CHALLENGE: Reproduce the material below line by line, beginning with its first line and ending with the line that contains "right_ticks = [0.0, 0.1, 0.2, 0.3, 0.4, 0.5, 0.6, 0.7]"; leave out pictures.

BEGIN PROVIDED MATERIAL

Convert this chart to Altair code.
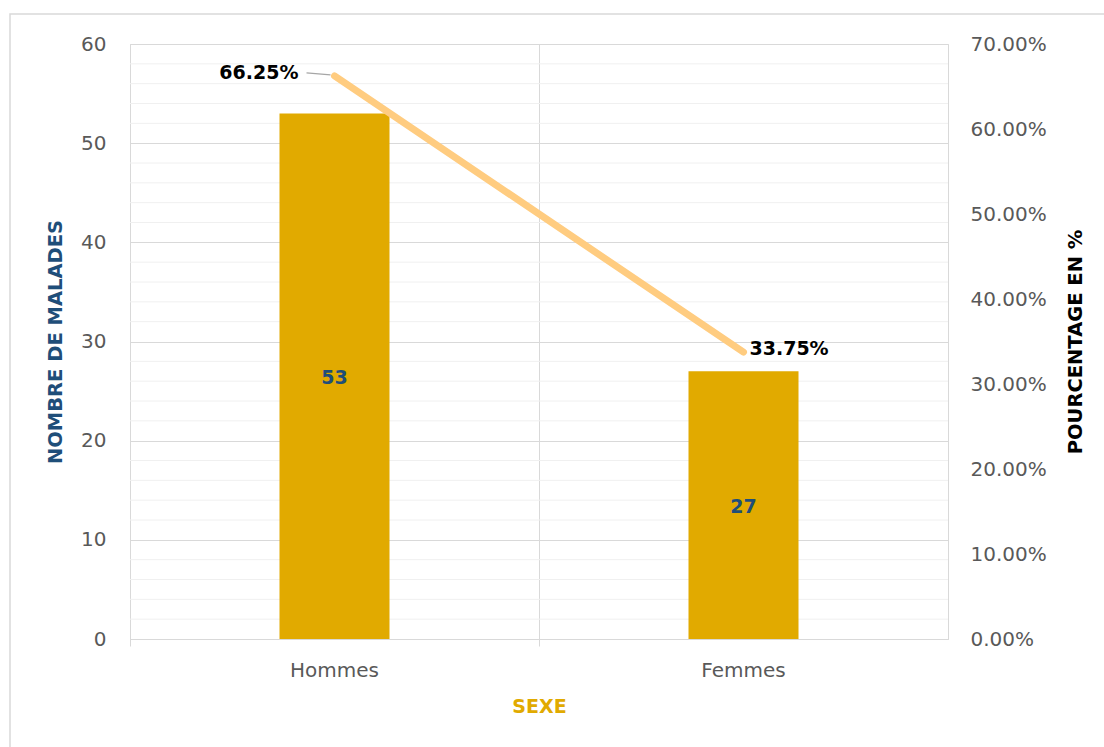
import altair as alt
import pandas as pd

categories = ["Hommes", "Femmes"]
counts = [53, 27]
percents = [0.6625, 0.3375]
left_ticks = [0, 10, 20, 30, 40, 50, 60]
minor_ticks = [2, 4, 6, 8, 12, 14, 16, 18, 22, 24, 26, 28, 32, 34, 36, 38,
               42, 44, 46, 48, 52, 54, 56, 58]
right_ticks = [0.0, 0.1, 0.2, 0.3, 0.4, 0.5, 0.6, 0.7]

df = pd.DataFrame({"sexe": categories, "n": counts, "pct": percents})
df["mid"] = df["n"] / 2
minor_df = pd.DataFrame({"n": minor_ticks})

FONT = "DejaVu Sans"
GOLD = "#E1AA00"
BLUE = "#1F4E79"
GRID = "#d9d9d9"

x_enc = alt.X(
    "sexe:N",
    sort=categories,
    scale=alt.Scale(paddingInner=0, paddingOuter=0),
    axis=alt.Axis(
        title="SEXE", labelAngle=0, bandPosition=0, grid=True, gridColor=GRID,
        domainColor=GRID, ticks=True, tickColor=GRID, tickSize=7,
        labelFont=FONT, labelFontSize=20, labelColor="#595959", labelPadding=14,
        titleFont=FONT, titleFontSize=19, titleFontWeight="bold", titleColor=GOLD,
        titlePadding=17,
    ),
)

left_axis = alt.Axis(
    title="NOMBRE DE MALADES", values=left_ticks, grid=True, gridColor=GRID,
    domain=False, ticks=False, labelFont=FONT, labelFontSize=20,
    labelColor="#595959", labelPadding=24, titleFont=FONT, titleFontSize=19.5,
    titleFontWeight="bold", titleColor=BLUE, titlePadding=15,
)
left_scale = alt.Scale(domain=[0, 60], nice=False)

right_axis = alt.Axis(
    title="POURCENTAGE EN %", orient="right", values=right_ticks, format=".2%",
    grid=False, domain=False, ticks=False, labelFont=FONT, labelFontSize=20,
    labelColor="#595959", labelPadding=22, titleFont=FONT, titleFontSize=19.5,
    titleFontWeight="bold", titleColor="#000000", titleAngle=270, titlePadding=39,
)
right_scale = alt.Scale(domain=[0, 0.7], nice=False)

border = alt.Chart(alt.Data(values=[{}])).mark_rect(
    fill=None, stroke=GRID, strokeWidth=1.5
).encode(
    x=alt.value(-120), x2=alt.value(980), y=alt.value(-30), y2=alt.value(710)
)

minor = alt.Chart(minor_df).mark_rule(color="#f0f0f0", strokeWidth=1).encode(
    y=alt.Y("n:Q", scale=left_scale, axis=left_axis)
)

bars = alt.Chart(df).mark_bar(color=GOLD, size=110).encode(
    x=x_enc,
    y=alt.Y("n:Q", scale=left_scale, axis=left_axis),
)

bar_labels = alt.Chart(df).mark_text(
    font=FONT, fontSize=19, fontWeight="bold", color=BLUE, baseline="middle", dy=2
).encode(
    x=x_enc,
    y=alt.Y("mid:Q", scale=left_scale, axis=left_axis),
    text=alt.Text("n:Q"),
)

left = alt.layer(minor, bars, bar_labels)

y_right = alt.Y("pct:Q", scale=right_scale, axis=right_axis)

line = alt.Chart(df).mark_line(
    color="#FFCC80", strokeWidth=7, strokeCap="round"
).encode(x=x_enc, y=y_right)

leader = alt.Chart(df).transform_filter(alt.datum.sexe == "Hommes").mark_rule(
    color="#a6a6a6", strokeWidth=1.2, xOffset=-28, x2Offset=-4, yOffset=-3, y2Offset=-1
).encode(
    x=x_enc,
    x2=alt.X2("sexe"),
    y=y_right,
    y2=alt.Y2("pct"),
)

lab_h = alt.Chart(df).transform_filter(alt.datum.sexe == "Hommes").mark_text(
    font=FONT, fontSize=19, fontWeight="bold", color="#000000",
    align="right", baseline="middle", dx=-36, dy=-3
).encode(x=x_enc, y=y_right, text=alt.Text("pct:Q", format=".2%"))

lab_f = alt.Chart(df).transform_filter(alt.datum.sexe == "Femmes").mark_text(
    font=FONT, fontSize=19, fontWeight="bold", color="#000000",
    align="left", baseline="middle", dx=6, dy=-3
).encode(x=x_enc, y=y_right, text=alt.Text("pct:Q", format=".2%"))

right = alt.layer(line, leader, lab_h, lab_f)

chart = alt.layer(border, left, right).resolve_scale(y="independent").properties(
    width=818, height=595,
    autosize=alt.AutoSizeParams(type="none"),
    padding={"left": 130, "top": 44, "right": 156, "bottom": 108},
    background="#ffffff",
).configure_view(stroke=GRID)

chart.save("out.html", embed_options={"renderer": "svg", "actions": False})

END PROVIDED MATERIAL

EXPECTED ANSWER:
Convert this chart to Altair code.
import altair as alt
import pandas as pd

categories = ["Hommes", "Femmes"]
counts = [53, 27]
percents = [0.6625, 0.3375]
left_ticks = [0, 10, 20, 30, 40, 50, 60]
minor_ticks = [2, 4, 6, 8, 12, 14, 16, 18, 22, 24, 26, 28, 32, 34, 36, 38,
               42, 44, 46, 48, 52, 54, 56, 58]
right_ticks = [0.0, 0.1, 0.2, 0.3, 0.4, 0.5, 0.6, 0.7]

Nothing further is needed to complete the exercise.